Venezuelan Equine Encephalitis Virus (VEEV), of the Togaviridae family and Alphavirus genus, is the causative agent of potentially fatal viral encephalitis. The virus is transmitted to humans via the bite of infected Culex mosquitoes that have fed on infected equines. VEEV is an emerging pathogen and with no tangible large scale vaccine available, has the potential to cause epidemics. The virally encoded capsid protein is responsible for causing cytopathic effect at least partially due to inducing a transcriptional shutoff in infected cells. A nuclear localization sequence within the capsid protein allows nuclear import of capsid and blocking of the nuclear pores thereby inhibiting the import and export of cellular proteins. Other nuclear localized viral proteins are known to induce alterations of the cell cycle in order to create favorable conditions for viral replication. Understanding how VEEV manipulates the cell cycle will provide possible intracellular targets for future antiviral strategies. In this study we show that VEEV infected cells have a delayed cell cycle progression following serum starvation. Western blot analysis showed decreased Cyclin E and A2 levels at 16 and 24 hours post infection (hpi). Phosphorylation of Rb remained low at 16 and 24hpi in infected cells, further confirming the cell cycle delay in infected cells. UV inactivated VEEV did not induce this delay in return to cell cycle, indicating that replication competent VEEV is needed for the induction of this delay. Cdk4/6 and Cdk1 inhibitor treated cells showed significant decreases in VEEV replication. Hydroxyurea, nocodazole and thymidine synchronized cells showed significant decreases in viral replication as well.

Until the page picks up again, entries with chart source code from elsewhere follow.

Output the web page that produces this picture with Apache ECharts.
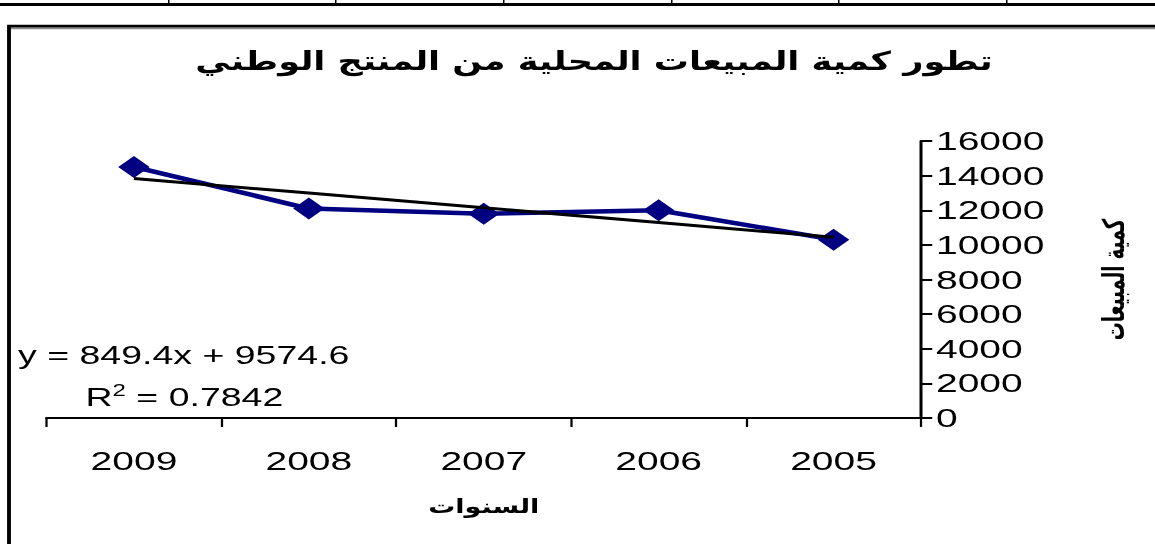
<!DOCTYPE html>
<html>
<head>
<meta charset="utf-8">
<script src="https://cdn.jsdelivr.net/npm/echarts@6/dist/echarts.min.js"></script>
<style>
  html, body { margin: 0; padding: 0; overflow: hidden; background: #fff; }
  /* the source picture is stretched sideways, so the chart is drawn narrow and widened */
  #main { width: 770px; height: 544px; transform: scaleX(1.5); transform-origin: 0 0; }
</style>
</head>
<body>
<div id="main"></div>
<script>
var years = ['2009', '2008', '2007', '2006', '2005'];
var sales = [14500, 12100, 11800, 12000, 10300];
var yTicks = [0, 2000, 4000, 6000, 8000, 10000, 12000, 14000, 16000];
var titleText = 'تطور كمية المبيعات المحلية من المنتج الوطني';
var xName = 'السنوات';
var yName = 'كمية المبيعات';
var eqText = 'y = 849.4x + 9574.6';
var r2Text = '0.7842';

// linear trend line (least squares over the category index)
var n = sales.length, sx = 0, sy = 0, sxy = 0, sxx = 0;
for (var i = 0; i < n; i++) {
    sx += i; sy += sales[i]; sxy += i * sales[i]; sxx += i * i;
}
var slope = (n * sxy - sx * sy) / (n * sxx - sx * sx);
var icpt = (sy - slope * sx) / n;
var trend = sales.map(function (v, i) { return Math.round(icpt + slope * i); });

var S = 1.5;
var num = 'Liberation Sans, Arial, sans-serif';
var ar = 'DejaVu Sans Condensed, DejaVu Sans, sans-serif';

//table row above the chart
var topLines = [
    {type: 'rect', shape: {x: 0, y: 3, width: 770, height: 3}, style: {fill: '#000'}}
];
[168, 335, 503, 671, 838, 1006].forEach(function (x) {
    topLines.push({type: 'rect', shape: {x: x / S, y: 0, width: 1, height: 5}, style: {fill: '#000'}});
});

var chart = echarts.init(document.getElementById('main'), null, {renderer: 'svg'});
chart.setOption({
    animation: false,
    title: {
        text: titleText,
        left: 391,
        textAlign: 'center',
        top: 43,
        textStyle: {fontFamily: ar, fontSize: 26, fontWeight: 'bold', color: '#000'}
    },
    grid: {left: 31, right: 156, top: 141, bottom: 126, containLabel: false},
    xAxis: {
        type: 'category',
        data: years,
        boundaryGap: true,
        name: xName,
        nameLocation: 'middle',
        nameGap: 78,
        nameTextStyle: {fontFamily: ar, fontSize: 20, fontWeight: 'bold', color: '#000'},
        axisLine: {show: true, lineStyle: {color: '#000', width: 2}},
        axisTick: {show: true, length: 9, lineStyle: {color: '#000', width: 1.5}},
        axisLabel: {margin: 30, fontFamily: num, fontSize: 26, color: '#000'},
        splitLine: {show: false}
    },
    yAxis: {
        type: 'value',
        position: 'right',
        min: yTicks[0],
        max: yTicks[yTicks.length - 1],
        interval: 2000,
        name: yName,
        nameLocation: 'middle',
        nameRotate: 90,
        nameGap: 118,
        nameTextStyle: {fontFamily: ar, fontSize: 20, fontWeight: 'bold', color: '#000'},
        axisLine: {show: true, onZero: false, lineStyle: {color: '#000', width: 2}},
        axisTick: {show: true, length: 7.5, lineStyle: {color: '#000', width: 2}},
        axisLabel: {
            margin: 10, fontFamily: num, fontSize: 26, color: '#000',
            formatter: function (v) { return String(v); }
        },
        splitLine: {show: false}
    },
    series: [
        {
            name: 'sales',
            type: 'line',
            data: sales,
            symbol: 'diamond',
            symbolSize: [21, 22],
            itemStyle: {color: '#000080'},
            lineStyle: {color: '#000080', width: 4.5},
            z: 2
        },
        {
            name: 'trend',
            type: 'line',
            data: trend,
            symbol: 'none',
            lineStyle: {color: '#000', width: 3},
            z: 3
        }
    ],
    graphic: topLines.concat([
        {
            type: 'rect',
            shape: {x: 6, y: 26, width: 800, height: 560},
            style: {fill: 'none', stroke: '#000', lineWidth: 2.5, shadowColor: 'rgba(0,0,0,0.45)', shadowOffsetY: 2, shadowBlur: 1}
        },
        {
            type: 'text',
            x: 12,
            y: 355,
            style: {text: eqText, font: '25px ' + num, fill: '#000', verticalAlign: 'middle'}
        },
        {
            type: 'text',
            x: 57,
            y: 397,
            style: {
                text: '{a|R}{s|2}{a| = ' + r2Text + '}',
                verticalAlign: 'middle',
                rich: {
                    a: {fontFamily: num, fontSize: 25, color: '#000'},
                    s: {fontFamily: num, fontSize: 16, color: '#000', padding: [0, 0, 13, 0]}
                }
            }
        }
    ])
});
</script>
</body>
</html>
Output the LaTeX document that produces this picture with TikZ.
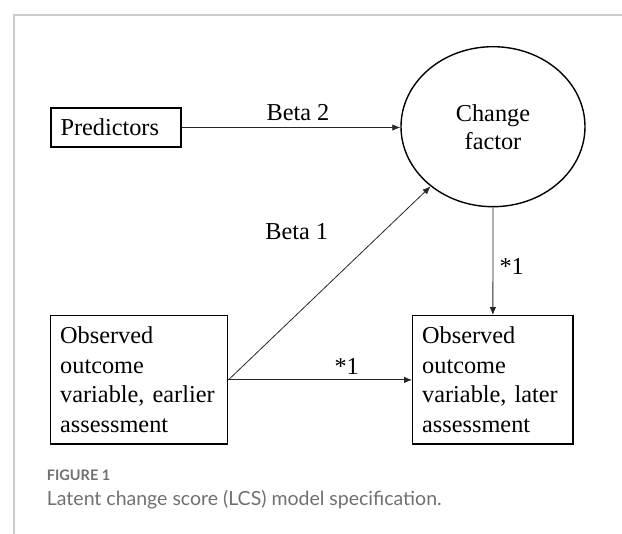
\documentclass[tikz,border=0pt]{standalone}
\usepackage{fontspec}
\setmainfont{Liberation Serif}
\newfontfamily\capfont{Lato}
\usetikzlibrary{arrows.meta,shapes.geometric}
\definecolor{framegray}{HTML}{CCCCCC}
\definecolor{capgray}{HTML}{707070}
\tikzset{
  diag/.style={font=\fontsize{24.3}{29.5}\selectfont},
  boxnode/.style={diag, draw=black, line width=1.4pt, rectangle, inner xsep=9.5pt, inner ysep=0pt, align=left},
  ovalnode/.style={diag, draw=black, line width=1.4pt, ellipse, minimum width=184pt, minimum height=160pt, inner sep=0pt, align=center, font=\fontsize{24.3}{28}\selectfont},
  arr/.style={draw=black!85, line width=0.8pt, -{Latex[length=8pt,width=6.5pt]}},
  lbl/.style={diag, inner sep=0pt},
  framestyle/.style={draw=framegray, line width=1.6pt}
}
\begin{document}
\begin{tikzpicture}[x=1pt,y=-1pt]
\useasboundingbox (0,0) rectangle (622,534);
% frame
\draw[framestyle] (14,534) -- (14,15) -- (622,15);
% nodes
\node[boxnode, text width=111pt, minimum height=39pt] (pred) at (116,127.5) {Predictors};
\node[ovalnode] (cf) at (493,126.7) {Change\\factor};
\node[boxnode, text width=158pt, minimum height=128.3pt] (early) at (139.2,379.9) {Observed\\outcome\\variable, earlier\\assessment};
\node[boxnode, text width=141.3pt, minimum height=128.3pt] (late) at (492.85,379.9) {Observed\\outcome\\variable, later\\assessment};
% connectors
\draw[arr] (pred.east) -- (cf.west |- pred.east);
\draw[arr] (early.east) -- (cf);
\draw[arr] (early.east) -- (late.west);
\draw[arr] (cf.south) -- (late.north);
% labels
\node[lbl] (b2) at (298,113) {Beta 2};
\node[lbl] (b1) at (296.7,231.7) {Beta 1};
\node[lbl] (s1h) at (346.7,366.7) {*1};
\node[lbl] (s1v) at (511.7,266.7) {*1};
% caption
\node[anchor=west, inner sep=0pt, text=capgray, font=\capfont\bfseries\fontsize{14.5}{16}\selectfont] (fig) at (46.7,475) {FIGURE 1};
\node[anchor=west, inner sep=0pt, text=capgray, font=\capfont\fontsize{19.5}{22}\selectfont] (cap) at (46.7,500) {Latent change score (LCS) model specification.};
\end{tikzpicture}
\end{document}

The results of our study show that VEEV is delaying the cell cycle progression of synchronized cells and that VEEV needs an actively replicating population of cells for optimal viral replication kinetics. Future studies will focus on confirming that capsid's nuclear localization is responsible for these observations through the use of a capsid NLS mutant virus.